• **WHAT TO WORK ON**:
Leave out the pictures and copy every record exactly.

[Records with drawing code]
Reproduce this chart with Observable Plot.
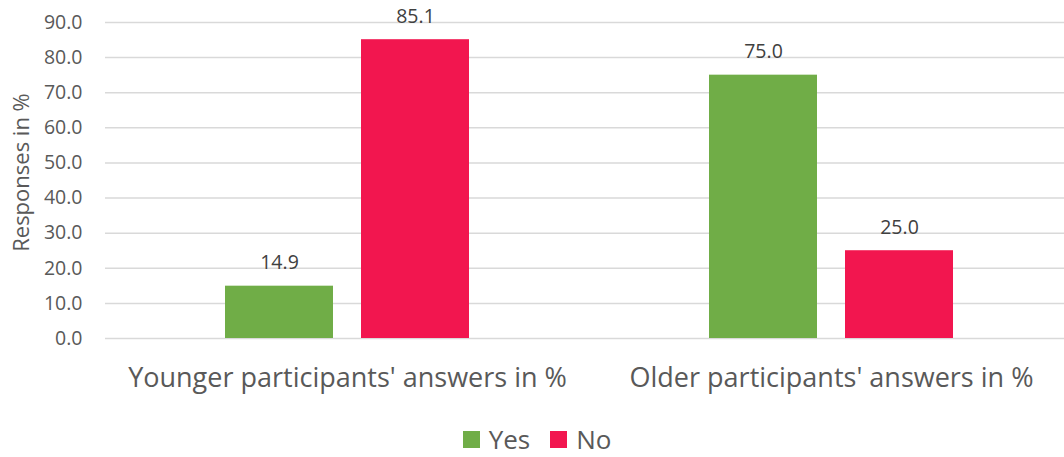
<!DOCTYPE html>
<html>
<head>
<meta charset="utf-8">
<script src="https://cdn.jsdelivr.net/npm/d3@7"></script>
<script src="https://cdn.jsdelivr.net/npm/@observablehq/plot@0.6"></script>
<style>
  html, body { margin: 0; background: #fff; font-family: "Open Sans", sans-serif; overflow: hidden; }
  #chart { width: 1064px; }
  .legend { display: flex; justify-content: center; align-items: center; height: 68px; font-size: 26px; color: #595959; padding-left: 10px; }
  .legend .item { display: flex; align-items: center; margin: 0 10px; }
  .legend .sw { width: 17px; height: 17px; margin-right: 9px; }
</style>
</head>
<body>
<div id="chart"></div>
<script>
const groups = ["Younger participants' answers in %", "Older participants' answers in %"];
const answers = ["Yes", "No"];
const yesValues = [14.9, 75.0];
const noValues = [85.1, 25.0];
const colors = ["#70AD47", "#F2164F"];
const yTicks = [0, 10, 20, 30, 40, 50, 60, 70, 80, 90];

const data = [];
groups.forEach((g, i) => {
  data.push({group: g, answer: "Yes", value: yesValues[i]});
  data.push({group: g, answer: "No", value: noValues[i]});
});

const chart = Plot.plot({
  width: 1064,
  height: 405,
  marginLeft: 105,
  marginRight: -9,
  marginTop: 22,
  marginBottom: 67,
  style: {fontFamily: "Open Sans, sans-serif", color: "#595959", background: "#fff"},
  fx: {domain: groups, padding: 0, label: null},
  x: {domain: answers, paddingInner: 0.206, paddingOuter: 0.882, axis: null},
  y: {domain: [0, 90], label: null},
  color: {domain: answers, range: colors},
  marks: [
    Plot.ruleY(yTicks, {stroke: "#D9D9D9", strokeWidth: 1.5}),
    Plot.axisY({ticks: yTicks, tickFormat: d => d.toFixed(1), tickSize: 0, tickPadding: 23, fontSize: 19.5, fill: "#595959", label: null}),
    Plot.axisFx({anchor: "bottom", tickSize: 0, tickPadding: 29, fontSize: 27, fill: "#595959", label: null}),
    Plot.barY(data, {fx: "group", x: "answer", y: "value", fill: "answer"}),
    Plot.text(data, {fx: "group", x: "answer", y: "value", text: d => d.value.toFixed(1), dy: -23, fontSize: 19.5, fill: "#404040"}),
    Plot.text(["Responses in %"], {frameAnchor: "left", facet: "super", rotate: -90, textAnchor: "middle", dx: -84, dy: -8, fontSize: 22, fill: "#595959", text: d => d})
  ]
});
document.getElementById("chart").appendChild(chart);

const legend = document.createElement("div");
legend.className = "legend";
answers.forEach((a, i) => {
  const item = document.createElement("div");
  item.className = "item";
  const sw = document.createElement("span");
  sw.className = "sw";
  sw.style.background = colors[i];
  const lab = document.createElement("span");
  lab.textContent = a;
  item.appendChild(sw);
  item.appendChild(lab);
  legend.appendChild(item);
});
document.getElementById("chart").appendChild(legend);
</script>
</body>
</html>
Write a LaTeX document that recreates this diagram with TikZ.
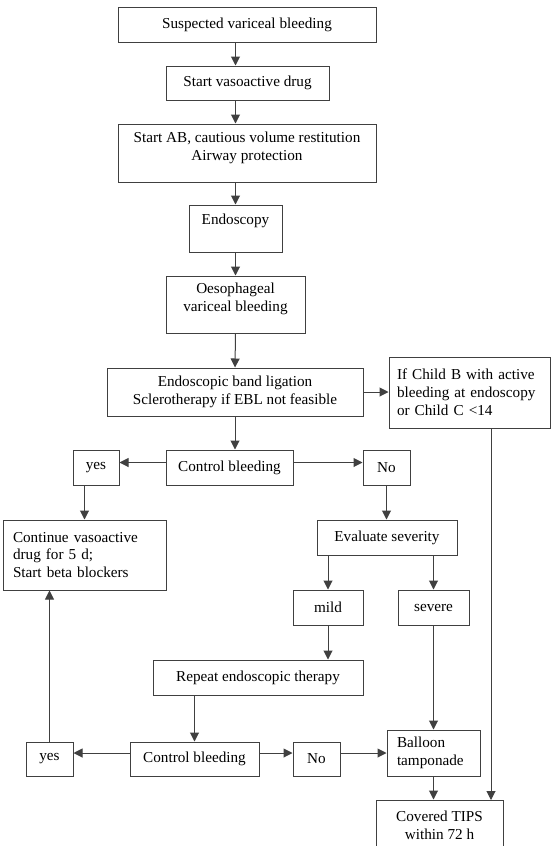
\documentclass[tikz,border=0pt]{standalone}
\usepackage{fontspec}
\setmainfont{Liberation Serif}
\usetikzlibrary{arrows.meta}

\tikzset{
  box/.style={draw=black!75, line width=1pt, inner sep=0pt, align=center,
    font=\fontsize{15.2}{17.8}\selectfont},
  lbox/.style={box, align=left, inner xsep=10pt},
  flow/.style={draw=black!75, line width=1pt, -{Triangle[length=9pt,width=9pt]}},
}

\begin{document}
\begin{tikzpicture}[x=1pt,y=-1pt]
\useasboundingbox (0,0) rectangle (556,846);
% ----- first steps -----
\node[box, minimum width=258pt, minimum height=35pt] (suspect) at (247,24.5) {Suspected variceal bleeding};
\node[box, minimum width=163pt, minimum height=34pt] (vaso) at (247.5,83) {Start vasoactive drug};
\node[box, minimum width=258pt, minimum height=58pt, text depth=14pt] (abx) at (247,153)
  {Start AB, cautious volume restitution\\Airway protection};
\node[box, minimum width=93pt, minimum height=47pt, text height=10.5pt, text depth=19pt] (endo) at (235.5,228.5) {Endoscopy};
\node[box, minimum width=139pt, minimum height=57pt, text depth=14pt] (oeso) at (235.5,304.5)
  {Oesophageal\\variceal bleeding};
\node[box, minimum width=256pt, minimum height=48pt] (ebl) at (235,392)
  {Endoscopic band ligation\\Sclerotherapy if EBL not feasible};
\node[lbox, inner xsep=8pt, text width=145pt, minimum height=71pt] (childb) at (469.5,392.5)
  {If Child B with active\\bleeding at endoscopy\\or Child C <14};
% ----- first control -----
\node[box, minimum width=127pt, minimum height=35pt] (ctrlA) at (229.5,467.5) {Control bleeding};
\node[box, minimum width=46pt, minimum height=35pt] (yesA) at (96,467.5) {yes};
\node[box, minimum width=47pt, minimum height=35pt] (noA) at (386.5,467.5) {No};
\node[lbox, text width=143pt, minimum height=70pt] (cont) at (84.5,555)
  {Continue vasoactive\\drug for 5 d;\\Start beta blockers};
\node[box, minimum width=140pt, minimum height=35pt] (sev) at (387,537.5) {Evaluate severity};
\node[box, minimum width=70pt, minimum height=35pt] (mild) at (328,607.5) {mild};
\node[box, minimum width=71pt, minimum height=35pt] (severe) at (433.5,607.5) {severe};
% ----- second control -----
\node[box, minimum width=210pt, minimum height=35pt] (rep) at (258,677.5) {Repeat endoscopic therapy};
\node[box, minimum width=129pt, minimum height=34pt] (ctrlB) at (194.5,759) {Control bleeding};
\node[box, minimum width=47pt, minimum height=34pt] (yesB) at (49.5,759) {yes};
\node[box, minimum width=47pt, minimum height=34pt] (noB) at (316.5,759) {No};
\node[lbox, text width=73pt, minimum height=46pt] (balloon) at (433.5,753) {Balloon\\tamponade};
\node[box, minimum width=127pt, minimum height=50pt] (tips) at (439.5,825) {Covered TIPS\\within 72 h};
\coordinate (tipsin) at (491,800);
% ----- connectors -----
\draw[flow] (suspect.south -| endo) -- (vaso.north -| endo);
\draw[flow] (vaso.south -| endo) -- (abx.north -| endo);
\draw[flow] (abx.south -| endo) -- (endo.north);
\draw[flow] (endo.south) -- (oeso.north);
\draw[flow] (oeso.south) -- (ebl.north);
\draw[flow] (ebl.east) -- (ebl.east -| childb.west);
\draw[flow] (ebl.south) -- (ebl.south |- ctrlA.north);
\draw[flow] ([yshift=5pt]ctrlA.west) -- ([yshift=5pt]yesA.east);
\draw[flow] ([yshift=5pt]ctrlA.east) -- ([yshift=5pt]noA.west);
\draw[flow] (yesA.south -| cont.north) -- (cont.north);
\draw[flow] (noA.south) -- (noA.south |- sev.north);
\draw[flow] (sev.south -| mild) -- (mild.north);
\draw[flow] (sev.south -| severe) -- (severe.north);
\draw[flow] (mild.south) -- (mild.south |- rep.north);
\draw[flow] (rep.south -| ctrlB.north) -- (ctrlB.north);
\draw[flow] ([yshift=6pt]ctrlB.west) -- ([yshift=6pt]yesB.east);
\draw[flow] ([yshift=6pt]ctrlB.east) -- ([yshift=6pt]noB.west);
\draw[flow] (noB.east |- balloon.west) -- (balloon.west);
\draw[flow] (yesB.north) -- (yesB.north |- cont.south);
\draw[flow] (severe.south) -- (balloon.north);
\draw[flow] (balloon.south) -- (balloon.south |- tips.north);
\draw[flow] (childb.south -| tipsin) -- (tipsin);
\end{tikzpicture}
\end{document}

• **THE SOLUTION**:
Reproduce this chart with Observable Plot.
<!DOCTYPE html>
<html>
<head>
<meta charset="utf-8">
<script src="https://cdn.jsdelivr.net/npm/d3@7"></script>
<script src="https://cdn.jsdelivr.net/npm/@observablehq/plot@0.6"></script>
<style>
  html, body { margin: 0; background: #fff; font-family: "Open Sans", sans-serif; overflow: hidden; }
  #chart { width: 1064px; }
  .legend { display: flex; justify-content: center; align-items: center; height: 68px; font-size: 26px; color: #595959; padding-left: 10px; }
  .legend .item { display: flex; align-items: center; margin: 0 10px; }
  .legend .sw { width: 17px; height: 17px; margin-right: 9px; }
</style>
</head>
<body>
<div id="chart"></div>
<script>
const groups = ["Younger participants' answers in %", "Older participants' answers in %"];
const answers = ["Yes", "No"];
const yesValues = [14.9, 75.0];
const noValues = [85.1, 25.0];
const colors = ["#70AD47", "#F2164F"];
const yTicks = [0, 10, 20, 30, 40, 50, 60, 70, 80, 90];

const data = [];
groups.forEach((g, i) => {
  data.push({group: g, answer: "Yes", value: yesValues[i]});
  data.push({group: g, answer: "No", value: noValues[i]});
});

const chart = Plot.plot({
  width: 1064,
  height: 405,
  marginLeft: 105,
  marginRight: -9,
  marginTop: 22,
  marginBottom: 67,
  style: {fontFamily: "Open Sans, sans-serif", color: "#595959", background: "#fff"},
  fx: {domain: groups, padding: 0, label: null},
  x: {domain: answers, paddingInner: 0.206, paddingOuter: 0.882, axis: null},
  y: {domain: [0, 90], label: null},
  color: {domain: answers, range: colors},
  marks: [
    Plot.ruleY(yTicks, {stroke: "#D9D9D9", strokeWidth: 1.5}),
    Plot.axisY({ticks: yTicks, tickFormat: d => d.toFixed(1), tickSize: 0, tickPadding: 23, fontSize: 19.5, fill: "#595959", label: null}),
    Plot.axisFx({anchor: "bottom", tickSize: 0, tickPadding: 29, fontSize: 27, fill: "#595959", label: null}),
    Plot.barY(data, {fx: "group", x: "answer", y: "value", fill: "answer"}),
    Plot.text(data, {fx: "group", x: "answer", y: "value", text: d => d.value.toFixed(1), dy: -23, fontSize: 19.5, fill: "#404040"}),
    Plot.text(["Responses in %"], {frameAnchor: "left", facet: "super", rotate: -90, textAnchor: "middle", dx: -84, dy: -8, fontSize: 22, fill: "#595959", text: d => d})
  ]
});
document.getElementById("chart").appendChild(chart);

const legend = document.createElement("div");
legend.className = "legend";
answers.forEach((a, i) => {
  const item = document.createElement("div");
  item.className = "item";
  const sw = document.createElement("span");
  sw.className = "sw";
  sw.style.background = colors[i];
  const lab = document.createElement("span");
  lab.textContent = a;
  item.appendChild(sw);
  item.appendChild(lab);
  legend.appendChild(item);
});
document.getElementById("chart").appendChild(legend);
</script>
</body>
</html>
Write a LaTeX document that recreates this diagram with TikZ.
\documentclass[tikz,border=0pt]{standalone}
\usepackage{fontspec}
\setmainfont{Liberation Serif}
\usetikzlibrary{arrows.meta}

\tikzset{
  box/.style={draw=black!75, line width=1pt, inner sep=0pt, align=center,
    font=\fontsize{15.2}{17.8}\selectfont},
  lbox/.style={box, align=left, inner xsep=10pt},
  flow/.style={draw=black!75, line width=1pt, -{Triangle[length=9pt,width=9pt]}},
}

\begin{document}
\begin{tikzpicture}[x=1pt,y=-1pt]
\useasboundingbox (0,0) rectangle (556,846);
% ----- first steps -----
\node[box, minimum width=258pt, minimum height=35pt] (suspect) at (247,24.5) {Suspected variceal bleeding};
\node[box, minimum width=163pt, minimum height=34pt] (vaso) at (247.5,83) {Start vasoactive drug};
\node[box, minimum width=258pt, minimum height=58pt, text depth=14pt] (abx) at (247,153)
  {Start AB, cautious volume restitution\\Airway protection};
\node[box, minimum width=93pt, minimum height=47pt, text height=10.5pt, text depth=19pt] (endo) at (235.5,228.5) {Endoscopy};
\node[box, minimum width=139pt, minimum height=57pt, text depth=14pt] (oeso) at (235.5,304.5)
  {Oesophageal\\variceal bleeding};
\node[box, minimum width=256pt, minimum height=48pt] (ebl) at (235,392)
  {Endoscopic band ligation\\Sclerotherapy if EBL not feasible};
\node[lbox, inner xsep=8pt, text width=145pt, minimum height=71pt] (childb) at (469.5,392.5)
  {If Child B with active\\bleeding at endoscopy\\or Child C <14};
% ----- first control -----
\node[box, minimum width=127pt, minimum height=35pt] (ctrlA) at (229.5,467.5) {Control bleeding};
\node[box, minimum width=46pt, minimum height=35pt] (yesA) at (96,467.5) {yes};
\node[box, minimum width=47pt, minimum height=35pt] (noA) at (386.5,467.5) {No};
\node[lbox, text width=143pt, minimum height=70pt] (cont) at (84.5,555)
  {Continue vasoactive\\drug for 5 d;\\Start beta blockers};
\node[box, minimum width=140pt, minimum height=35pt] (sev) at (387,537.5) {Evaluate severity};
\node[box, minimum width=70pt, minimum height=35pt] (mild) at (328,607.5) {mild};
\node[box, minimum width=71pt, minimum height=35pt] (severe) at (433.5,607.5) {severe};
% ----- second control -----
\node[box, minimum width=210pt, minimum height=35pt] (rep) at (258,677.5) {Repeat endoscopic therapy};
\node[box, minimum width=129pt, minimum height=34pt] (ctrlB) at (194.5,759) {Control bleeding};
\node[box, minimum width=47pt, minimum height=34pt] (yesB) at (49.5,759) {yes};
\node[box, minimum width=47pt, minimum height=34pt] (noB) at (316.5,759) {No};
\node[lbox, text width=73pt, minimum height=46pt] (balloon) at (433.5,753) {Balloon\\tamponade};
\node[box, minimum width=127pt, minimum height=50pt] (tips) at (439.5,825) {Covered TIPS\\within 72 h};
\coordinate (tipsin) at (491,800);
% ----- connectors -----
\draw[flow] (suspect.south -| endo) -- (vaso.north -| endo);
\draw[flow] (vaso.south -| endo) -- (abx.north -| endo);
\draw[flow] (abx.south -| endo) -- (endo.north);
\draw[flow] (endo.south) -- (oeso.north);
\draw[flow] (oeso.south) -- (ebl.north);
\draw[flow] (ebl.east) -- (ebl.east -| childb.west);
\draw[flow] (ebl.south) -- (ebl.south |- ctrlA.north);
\draw[flow] ([yshift=5pt]ctrlA.west) -- ([yshift=5pt]yesA.east);
\draw[flow] ([yshift=5pt]ctrlA.east) -- ([yshift=5pt]noA.west);
\draw[flow] (yesA.south -| cont.north) -- (cont.north);
\draw[flow] (noA.south) -- (noA.south |- sev.north);
\draw[flow] (sev.south -| mild) -- (mild.north);
\draw[flow] (sev.south -| severe) -- (severe.north);
\draw[flow] (mild.south) -- (mild.south |- rep.north);
\draw[flow] (rep.south -| ctrlB.north) -- (ctrlB.north);
\draw[flow] ([yshift=6pt]ctrlB.west) -- ([yshift=6pt]yesB.east);
\draw[flow] ([yshift=6pt]ctrlB.east) -- ([yshift=6pt]noB.west);
\draw[flow] (noB.east |- balloon.west) -- (balloon.west);
\draw[flow] (yesB.north) -- (yesB.north |- cont.south);
\draw[flow] (severe.south) -- (balloon.north);
\draw[flow] (balloon.south) -- (balloon.south |- tips.north);
\draw[flow] (childb.south -| tipsin) -- (tipsin);
\end{tikzpicture}
\end{document}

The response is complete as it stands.